* **Required task**
Transcribe the material in full. Nothing should differ except that the pictures are left out.

* **Collected material**
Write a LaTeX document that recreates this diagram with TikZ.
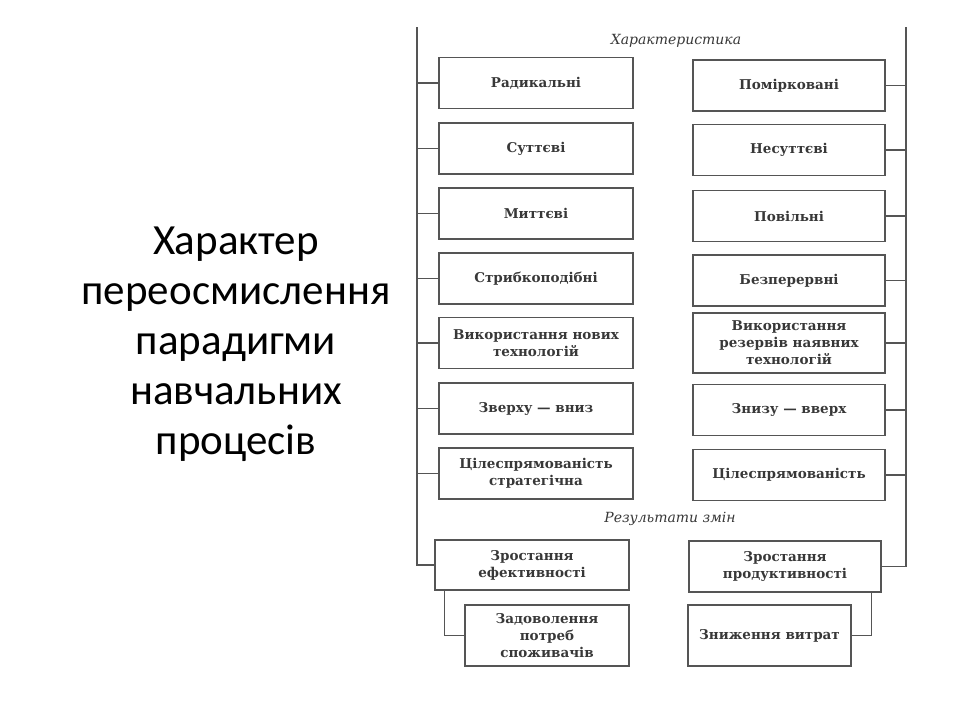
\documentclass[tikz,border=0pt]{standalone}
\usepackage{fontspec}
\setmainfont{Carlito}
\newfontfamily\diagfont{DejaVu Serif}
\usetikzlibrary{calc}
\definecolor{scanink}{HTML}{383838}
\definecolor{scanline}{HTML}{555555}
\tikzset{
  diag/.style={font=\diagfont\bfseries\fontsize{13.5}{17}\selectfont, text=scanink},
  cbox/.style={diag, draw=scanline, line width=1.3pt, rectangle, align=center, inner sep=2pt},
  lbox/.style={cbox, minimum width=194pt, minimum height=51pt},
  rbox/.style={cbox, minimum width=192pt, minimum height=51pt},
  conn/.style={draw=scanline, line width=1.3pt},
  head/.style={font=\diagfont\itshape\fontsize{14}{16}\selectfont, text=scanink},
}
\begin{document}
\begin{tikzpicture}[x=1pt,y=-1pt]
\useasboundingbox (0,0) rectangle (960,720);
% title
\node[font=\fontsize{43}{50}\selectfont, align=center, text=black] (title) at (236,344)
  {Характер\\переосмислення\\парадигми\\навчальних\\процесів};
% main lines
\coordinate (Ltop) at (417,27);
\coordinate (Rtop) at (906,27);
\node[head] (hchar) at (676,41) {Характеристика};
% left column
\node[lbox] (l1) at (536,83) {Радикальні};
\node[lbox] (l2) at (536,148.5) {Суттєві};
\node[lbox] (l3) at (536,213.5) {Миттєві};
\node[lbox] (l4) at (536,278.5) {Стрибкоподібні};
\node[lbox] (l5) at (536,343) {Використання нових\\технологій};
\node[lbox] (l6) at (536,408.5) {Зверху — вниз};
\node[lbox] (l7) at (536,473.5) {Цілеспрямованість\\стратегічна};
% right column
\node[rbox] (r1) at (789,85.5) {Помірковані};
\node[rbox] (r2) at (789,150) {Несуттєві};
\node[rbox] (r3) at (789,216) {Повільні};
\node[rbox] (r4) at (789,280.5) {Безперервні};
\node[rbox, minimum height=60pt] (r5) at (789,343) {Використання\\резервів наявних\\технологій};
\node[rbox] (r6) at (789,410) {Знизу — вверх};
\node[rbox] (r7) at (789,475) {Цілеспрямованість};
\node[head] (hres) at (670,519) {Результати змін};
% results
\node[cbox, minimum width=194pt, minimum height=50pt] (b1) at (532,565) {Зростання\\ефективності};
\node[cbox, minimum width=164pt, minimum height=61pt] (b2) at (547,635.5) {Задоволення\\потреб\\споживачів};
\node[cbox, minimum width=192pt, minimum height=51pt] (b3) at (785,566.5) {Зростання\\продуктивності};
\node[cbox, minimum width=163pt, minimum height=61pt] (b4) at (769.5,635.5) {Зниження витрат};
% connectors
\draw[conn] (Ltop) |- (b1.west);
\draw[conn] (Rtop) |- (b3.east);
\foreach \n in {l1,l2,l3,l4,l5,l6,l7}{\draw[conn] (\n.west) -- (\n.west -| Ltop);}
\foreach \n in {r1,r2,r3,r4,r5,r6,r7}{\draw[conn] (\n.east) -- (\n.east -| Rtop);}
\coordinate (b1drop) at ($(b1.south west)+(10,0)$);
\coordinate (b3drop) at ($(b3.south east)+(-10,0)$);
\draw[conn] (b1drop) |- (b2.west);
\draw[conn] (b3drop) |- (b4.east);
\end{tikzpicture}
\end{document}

* **Answer below**
Write a LaTeX document that recreates this diagram with TikZ.
\documentclass[tikz,border=0pt]{standalone}
\usepackage{fontspec}
\setmainfont{Carlito}
\newfontfamily\diagfont{DejaVu Serif}
\usetikzlibrary{calc}
\definecolor{scanink}{HTML}{383838}
\definecolor{scanline}{HTML}{555555}
\tikzset{
  diag/.style={font=\diagfont\bfseries\fontsize{13.5}{17}\selectfont, text=scanink},
  cbox/.style={diag, draw=scanline, line width=1.3pt, rectangle, align=center, inner sep=2pt},
  lbox/.style={cbox, minimum width=194pt, minimum height=51pt},
  rbox/.style={cbox, minimum width=192pt, minimum height=51pt},
  conn/.style={draw=scanline, line width=1.3pt},
  head/.style={font=\diagfont\itshape\fontsize{14}{16}\selectfont, text=scanink},
}
\begin{document}
\begin{tikzpicture}[x=1pt,y=-1pt]
\useasboundingbox (0,0) rectangle (960,720);
% title
\node[font=\fontsize{43}{50}\selectfont, align=center, text=black] (title) at (236,344)
  {Характер\\переосмислення\\парадигми\\навчальних\\процесів};
% main lines
\coordinate (Ltop) at (417,27);
\coordinate (Rtop) at (906,27);
\node[head] (hchar) at (676,41) {Характеристика};
% left column
\node[lbox] (l1) at (536,83) {Радикальні};
\node[lbox] (l2) at (536,148.5) {Суттєві};
\node[lbox] (l3) at (536,213.5) {Миттєві};
\node[lbox] (l4) at (536,278.5) {Стрибкоподібні};
\node[lbox] (l5) at (536,343) {Використання нових\\технологій};
\node[lbox] (l6) at (536,408.5) {Зверху — вниз};
\node[lbox] (l7) at (536,473.5) {Цілеспрямованість\\стратегічна};
% right column
\node[rbox] (r1) at (789,85.5) {Помірковані};
\node[rbox] (r2) at (789,150) {Несуттєві};
\node[rbox] (r3) at (789,216) {Повільні};
\node[rbox] (r4) at (789,280.5) {Безперервні};
\node[rbox, minimum height=60pt] (r5) at (789,343) {Використання\\резервів наявних\\технологій};
\node[rbox] (r6) at (789,410) {Знизу — вверх};
\node[rbox] (r7) at (789,475) {Цілеспрямованість};
\node[head] (hres) at (670,519) {Результати змін};
% results
\node[cbox, minimum width=194pt, minimum height=50pt] (b1) at (532,565) {Зростання\\ефективності};
\node[cbox, minimum width=164pt, minimum height=61pt] (b2) at (547,635.5) {Задоволення\\потреб\\споживачів};
\node[cbox, minimum width=192pt, minimum height=51pt] (b3) at (785,566.5) {Зростання\\продуктивності};
\node[cbox, minimum width=163pt, minimum height=61pt] (b4) at (769.5,635.5) {Зниження витрат};
% connectors
\draw[conn] (Ltop) |- (b1.west);
\draw[conn] (Rtop) |- (b3.east);
\foreach \n in {l1,l2,l3,l4,l5,l6,l7}{\draw[conn] (\n.west) -- (\n.west -| Ltop);}
\foreach \n in {r1,r2,r3,r4,r5,r6,r7}{\draw[conn] (\n.east) -- (\n.east -| Rtop);}
\coordinate (b1drop) at ($(b1.south west)+(10,0)$);
\coordinate (b3drop) at ($(b3.south east)+(-10,0)$);
\draw[conn] (b1drop) |- (b2.west);
\draw[conn] (b3drop) |- (b4.east);
\end{tikzpicture}
\end{document}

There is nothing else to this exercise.